Singapore: Economists see no further MAS tightening in April

WITH the United States Federal Reserve signalling a pause in interest rate hikes and both domestic growth and core inflation easing, economists expect the Monetary Authority of Singapore (MAS) to also pause at this month’s half-yearly policy review, with no further tightening as yet.

February’s core inflation reading was 1.5 per cent year on year, down from January’s 1.7 per cent. The lower-than-expected figure “cements the case for a pause at the upcoming MAS April review”, said ANZ head of Asia research Khoon Goh, adding that there is “no pressing need for the MAS to further tighten policy at this stage”.

Last April, the MAS tightened monetary policy for the first time in six years, ending two years of neutral policy by moving to “a modest and gradual appreciation path” that lets the Singapore dollar rise against the currencies of major trading partners, within an undisclosed band. In October, the MAS tightened a second time.

But given both external headwinds and domestic conditions, economists do not see a third tightening coming.

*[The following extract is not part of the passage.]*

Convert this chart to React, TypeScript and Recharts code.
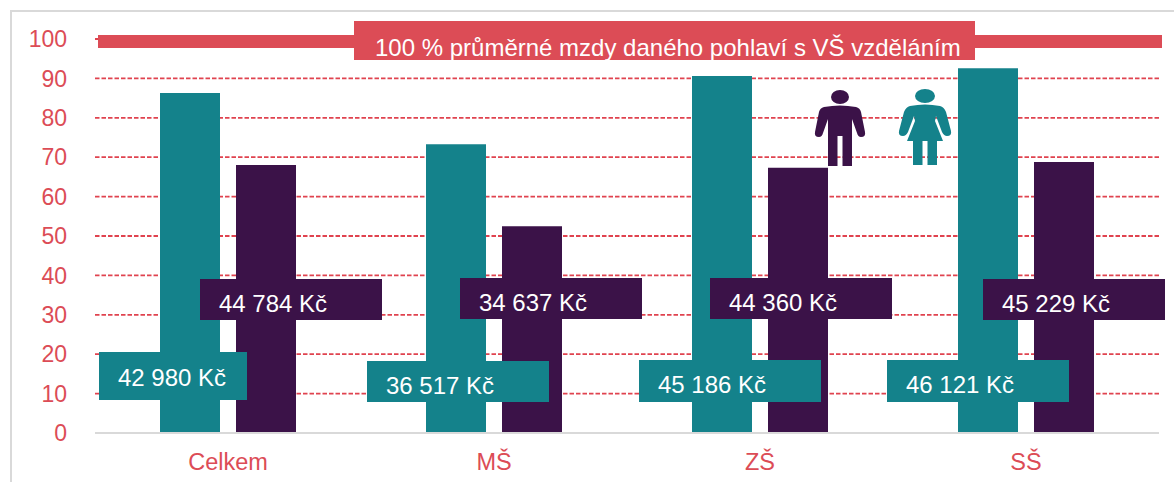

“Clearly, neither growth, nor inflation recommend further tightening this cycle,” said Deutsche Bank economist Vaninder Singh and strategist Mallika Sachdeva, citing slowing global growth and domestic consumer sentiments having been hurt by tighter property measures, faltering financial markets late last year and declining wage growth.

They see the likely lack of further tightening in April to not just be a pause, but the start of a shift away from hawkishness. Further out, they expect the October statement “to have a dovish bias”, and for the MAS to ease policy in April next year.

Citi economists Kit Wei Zheng and Ang Kai Wei also expect the MAS to stay put this April, but consider it a close call. The risk of a final steepening “probably remains higher than often assumed”, they said, pointing to persistent underlying cost pressures.

Excluding telecomms and electricity, core inflation remains about 1.7 per cent. And though the job market eased in the fourth quarter, it remains tight, they added, noting that unit labour cost continues to accelerate.

Even as economists agree that an MAS hold is likely in April, their inflation forecasts vary.

The official forecast is for core inflation of 1.5 to 2.5 per cent in 2019. In the MAS survey of professional forecasters, the median forecast is for core inflation of 1.7 per cent.

UOB economist Barnabas Gan sees core inflation coming in at the higher end of the official forecast, expecting it to average 2 per cent in 2019, though crossing the 2 per cent handle only in the second half.

Most other economists have more muted expectations. OCBC Bank head of treasury research and strategy Selena Ling’s forecast is 1.7 per cent. The Citi economists see core inflation hovering around 1.6 per cent for March till June, then averaging 1.4 per cent in the second half of the year.

Maybank economists Chua Hak Bin and Lee Ju Ye see risks to core inflation staying on the downside, as the open electricity market broadens to more areas in March and May, further lowering utilities costs. After the February inflation figures, they cut their average core inflation forecast to 1.4 per cent for 2019 – and expect the MAS, too, to lower its forecast.

In the coming months, they see the MAS as likely to forecast core inflation as being 1-2 per cent instead, “given subdued inflation pressures and the larger than expected impact from the open electricity market”.

The Deutsche Bank analysts also expect the MAS to reduce its core inflation forecast to that range, “even as the statement’s forward guidance on growth is likely to remain largely unchanged”. They see GDP growth staying on course to come in near the middle of the official forecast range of 1.5 to 3.5 per cent, “albeit at a below-potential level of 2.4 per cent”.

On other indicators, OCBC’s Ms Ling observed that while the domestic 2- to 10-year Singapore Government Securities (SGS) bond yield curve has not yet inverted – which would predict a recession – the three-month Treasury bill to 10-year SGS bond yield has flatlined.

Apart from a blip in December 2018, the last time the latter “was sustained in inversion territory” was in late 2006 to early 2007, before the global financial crisis. This “should give policymakers some food for thought”, said Ms Ling.

Last week’s bank loan figures for February also showed consumer loan growth decelerating to 0.5 per cent year on year, the slowest pace since at least 2005, she added.